══ DATA FOR PROCESSING ══

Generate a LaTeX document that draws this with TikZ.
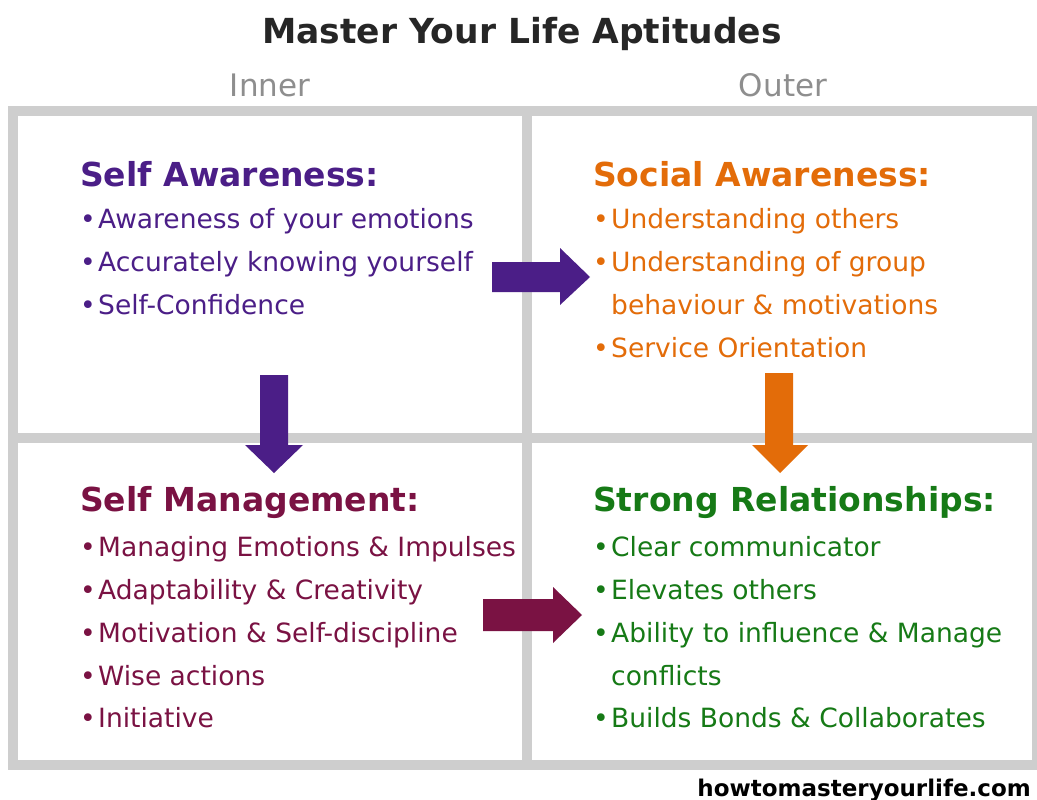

═══
══ DATA FOR PROCESSING ══

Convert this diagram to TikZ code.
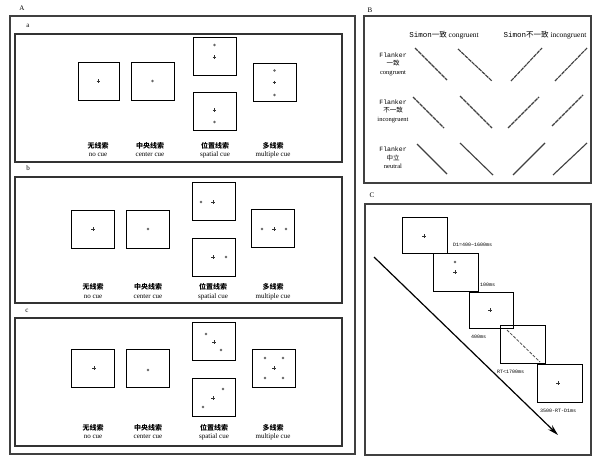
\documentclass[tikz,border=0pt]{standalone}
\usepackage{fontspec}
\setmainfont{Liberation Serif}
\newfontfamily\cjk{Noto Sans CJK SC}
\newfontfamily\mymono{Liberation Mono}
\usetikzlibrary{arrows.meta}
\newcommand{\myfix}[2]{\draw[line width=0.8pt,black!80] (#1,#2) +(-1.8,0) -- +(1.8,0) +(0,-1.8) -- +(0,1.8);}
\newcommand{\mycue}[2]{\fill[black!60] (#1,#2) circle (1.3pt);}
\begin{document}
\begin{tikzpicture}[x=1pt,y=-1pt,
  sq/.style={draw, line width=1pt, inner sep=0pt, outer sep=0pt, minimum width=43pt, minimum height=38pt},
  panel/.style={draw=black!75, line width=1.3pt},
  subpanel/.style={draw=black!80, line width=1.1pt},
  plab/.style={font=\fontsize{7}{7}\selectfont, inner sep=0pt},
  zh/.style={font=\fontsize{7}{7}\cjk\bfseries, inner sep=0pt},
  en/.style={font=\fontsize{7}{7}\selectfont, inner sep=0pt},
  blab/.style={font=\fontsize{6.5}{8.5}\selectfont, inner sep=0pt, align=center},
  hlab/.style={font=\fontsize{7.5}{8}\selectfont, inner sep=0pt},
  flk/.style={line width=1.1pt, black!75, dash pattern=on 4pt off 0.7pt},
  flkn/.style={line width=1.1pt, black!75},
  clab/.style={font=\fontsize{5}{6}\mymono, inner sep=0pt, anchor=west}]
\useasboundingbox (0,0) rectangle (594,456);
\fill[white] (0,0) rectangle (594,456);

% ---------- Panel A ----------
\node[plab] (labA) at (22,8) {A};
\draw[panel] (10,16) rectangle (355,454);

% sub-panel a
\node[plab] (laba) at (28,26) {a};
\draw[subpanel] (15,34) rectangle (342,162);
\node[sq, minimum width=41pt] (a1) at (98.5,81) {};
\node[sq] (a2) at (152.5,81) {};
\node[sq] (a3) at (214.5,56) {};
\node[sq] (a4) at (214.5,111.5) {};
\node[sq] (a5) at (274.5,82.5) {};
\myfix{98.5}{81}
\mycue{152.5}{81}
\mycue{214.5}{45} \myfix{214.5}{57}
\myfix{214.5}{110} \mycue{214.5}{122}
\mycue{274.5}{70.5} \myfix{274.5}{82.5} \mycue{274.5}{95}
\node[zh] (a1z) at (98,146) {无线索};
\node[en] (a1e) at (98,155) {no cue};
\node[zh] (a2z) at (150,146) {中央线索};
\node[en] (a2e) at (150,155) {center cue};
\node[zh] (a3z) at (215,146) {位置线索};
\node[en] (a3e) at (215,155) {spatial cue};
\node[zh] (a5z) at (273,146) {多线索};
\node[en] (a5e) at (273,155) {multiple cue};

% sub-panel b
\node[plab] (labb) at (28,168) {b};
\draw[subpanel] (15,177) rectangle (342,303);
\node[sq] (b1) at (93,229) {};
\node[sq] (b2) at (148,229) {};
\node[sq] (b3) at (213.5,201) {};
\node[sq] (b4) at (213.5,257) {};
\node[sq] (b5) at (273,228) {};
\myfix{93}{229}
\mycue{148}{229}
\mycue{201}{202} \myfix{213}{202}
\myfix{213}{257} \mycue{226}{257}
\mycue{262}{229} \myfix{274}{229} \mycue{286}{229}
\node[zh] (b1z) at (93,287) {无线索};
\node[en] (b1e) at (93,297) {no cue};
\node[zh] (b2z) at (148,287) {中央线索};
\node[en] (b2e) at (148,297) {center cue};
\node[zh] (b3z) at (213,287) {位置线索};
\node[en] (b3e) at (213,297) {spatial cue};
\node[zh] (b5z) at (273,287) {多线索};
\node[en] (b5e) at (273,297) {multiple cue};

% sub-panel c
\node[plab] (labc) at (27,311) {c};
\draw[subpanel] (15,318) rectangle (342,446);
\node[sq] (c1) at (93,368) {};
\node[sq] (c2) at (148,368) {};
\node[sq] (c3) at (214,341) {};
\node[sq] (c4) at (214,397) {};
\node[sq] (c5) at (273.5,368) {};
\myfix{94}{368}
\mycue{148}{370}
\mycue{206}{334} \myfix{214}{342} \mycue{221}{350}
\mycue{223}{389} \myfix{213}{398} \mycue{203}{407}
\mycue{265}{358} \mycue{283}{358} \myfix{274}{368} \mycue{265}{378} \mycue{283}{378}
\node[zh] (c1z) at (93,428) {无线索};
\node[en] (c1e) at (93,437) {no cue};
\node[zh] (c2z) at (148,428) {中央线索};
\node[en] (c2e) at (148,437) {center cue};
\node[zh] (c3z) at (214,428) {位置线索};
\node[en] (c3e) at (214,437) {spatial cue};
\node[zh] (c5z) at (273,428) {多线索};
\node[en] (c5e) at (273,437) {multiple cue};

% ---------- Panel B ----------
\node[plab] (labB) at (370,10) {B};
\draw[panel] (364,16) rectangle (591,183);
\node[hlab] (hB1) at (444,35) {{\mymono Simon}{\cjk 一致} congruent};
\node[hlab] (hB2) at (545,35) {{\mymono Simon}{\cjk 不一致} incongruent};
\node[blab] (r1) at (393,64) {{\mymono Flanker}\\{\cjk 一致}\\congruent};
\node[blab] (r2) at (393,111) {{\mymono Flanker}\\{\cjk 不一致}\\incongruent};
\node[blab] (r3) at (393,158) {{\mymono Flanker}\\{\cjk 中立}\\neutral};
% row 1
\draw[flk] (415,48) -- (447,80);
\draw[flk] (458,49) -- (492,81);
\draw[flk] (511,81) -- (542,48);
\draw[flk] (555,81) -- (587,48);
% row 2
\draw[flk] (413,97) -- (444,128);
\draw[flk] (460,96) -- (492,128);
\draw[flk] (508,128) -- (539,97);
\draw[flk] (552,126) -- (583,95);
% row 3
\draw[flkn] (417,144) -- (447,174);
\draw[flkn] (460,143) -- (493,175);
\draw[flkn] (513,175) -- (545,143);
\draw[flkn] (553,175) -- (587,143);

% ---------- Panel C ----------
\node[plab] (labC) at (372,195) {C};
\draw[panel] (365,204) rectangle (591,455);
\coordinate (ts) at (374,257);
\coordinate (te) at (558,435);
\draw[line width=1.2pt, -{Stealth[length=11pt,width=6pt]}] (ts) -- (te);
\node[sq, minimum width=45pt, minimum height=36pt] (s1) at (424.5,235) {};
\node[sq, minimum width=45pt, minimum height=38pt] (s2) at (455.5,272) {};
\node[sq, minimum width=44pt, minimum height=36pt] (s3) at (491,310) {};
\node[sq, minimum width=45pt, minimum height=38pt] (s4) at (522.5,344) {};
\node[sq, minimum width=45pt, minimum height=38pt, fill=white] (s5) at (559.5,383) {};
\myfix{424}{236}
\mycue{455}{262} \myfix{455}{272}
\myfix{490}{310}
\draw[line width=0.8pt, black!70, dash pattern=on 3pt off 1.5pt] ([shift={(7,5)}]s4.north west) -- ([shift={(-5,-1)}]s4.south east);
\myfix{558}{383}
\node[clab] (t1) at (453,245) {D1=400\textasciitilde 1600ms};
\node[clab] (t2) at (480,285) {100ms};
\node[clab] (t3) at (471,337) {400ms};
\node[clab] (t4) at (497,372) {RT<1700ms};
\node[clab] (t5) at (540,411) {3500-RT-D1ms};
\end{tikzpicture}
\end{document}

═══
══ DATA FOR PROCESSING ══

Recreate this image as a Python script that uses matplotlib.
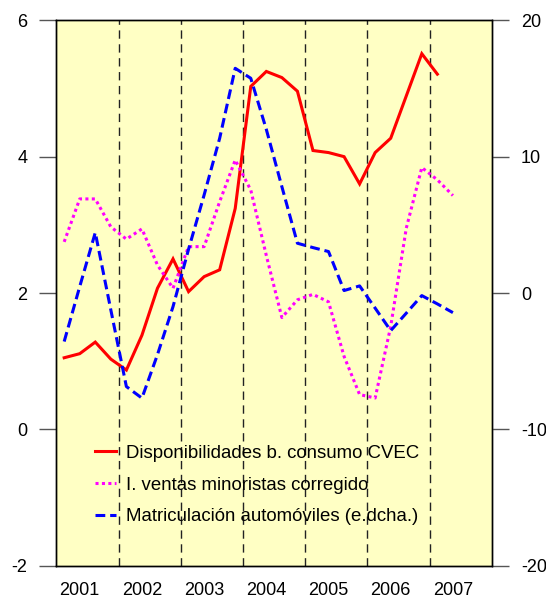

═══

**DESCRIPTION OF THE TASK:**
Locate the word "this" in the records and collect each line it appears in.

**RESPONSE TO THE EXERCISE:**
Generate a LaTeX document that draws this with TikZ.
Convert this diagram to TikZ code.
Recreate this image as a Python script that uses matplotlib.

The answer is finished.